Norwegian Prime Minister Jonas Gahr Store said the alliance would be “an informal initiative to exchange between civilian and also military actors” with NATO providing “a centre, a coordination point”.

Underwater cables and pipelines were “arteries of the modern economy” and it was necessary to create “a coordinated joint effort to ensure security for this infrastructure”, he said.

Scholz said he and Store would propose the plan to NATO Secretary General Jens Stoltenberg, who is due in Berlin for a security conference. The Nord Stream 1 and 2 gas pipelines off the Danish island of Bornholm were targeted by two huge explosions at the end of September.

The pipelines, which connect Russia to Germany, had been at the centre of geopolitical tensions as Moscow cut gas supplies to Europe in suspected
retaliation to Western sanctions over the invasion of Ukraine.

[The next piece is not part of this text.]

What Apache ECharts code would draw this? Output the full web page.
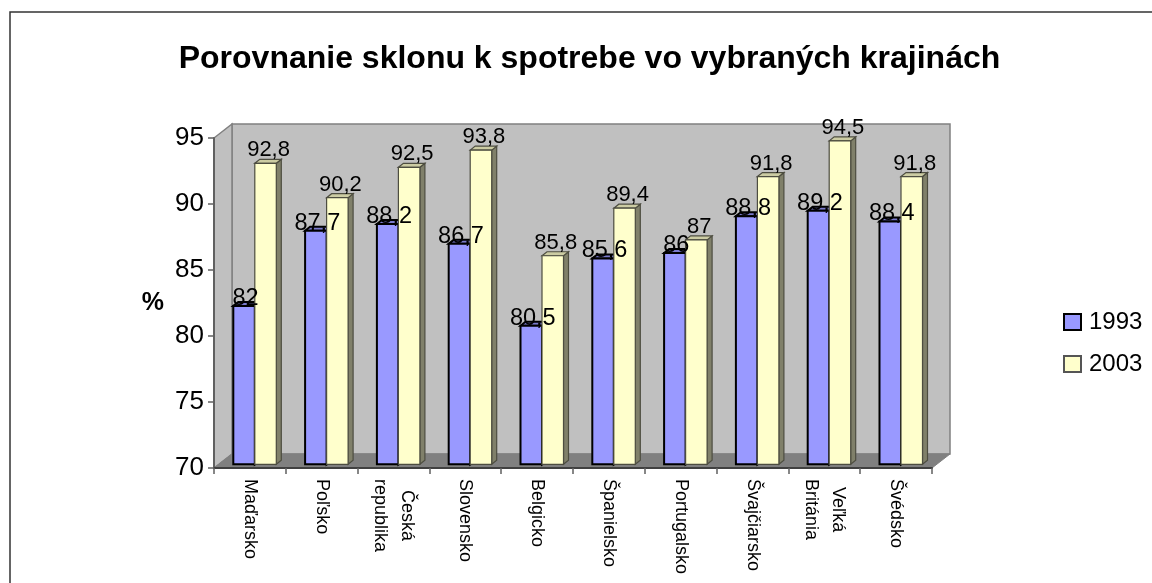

Although they were not in operation when the leaks occurred, they both still contained gas which spewed up through the water and into the atmosphere.

Russia and Western countries, particularly the United States, have traded bitter barbs over who is responsible for the blasts.

Several European countries have since taken steps to increase security around critical infrastructure. 

The G7 interior ministers warned earlier this month at a meeting in Germany that the Nord Stream explosions had highlighted “the need to better protect our critical infrastructure”.

Norway has become Europe’s main gas supplier in the wake of the war in Ukraine, taking the place of Russia.

The Scandinavian country has a vast network of pipelines, stretching for almost 9,000 kilometres, linking it to the continent, which experts have said are at risk of sabotage.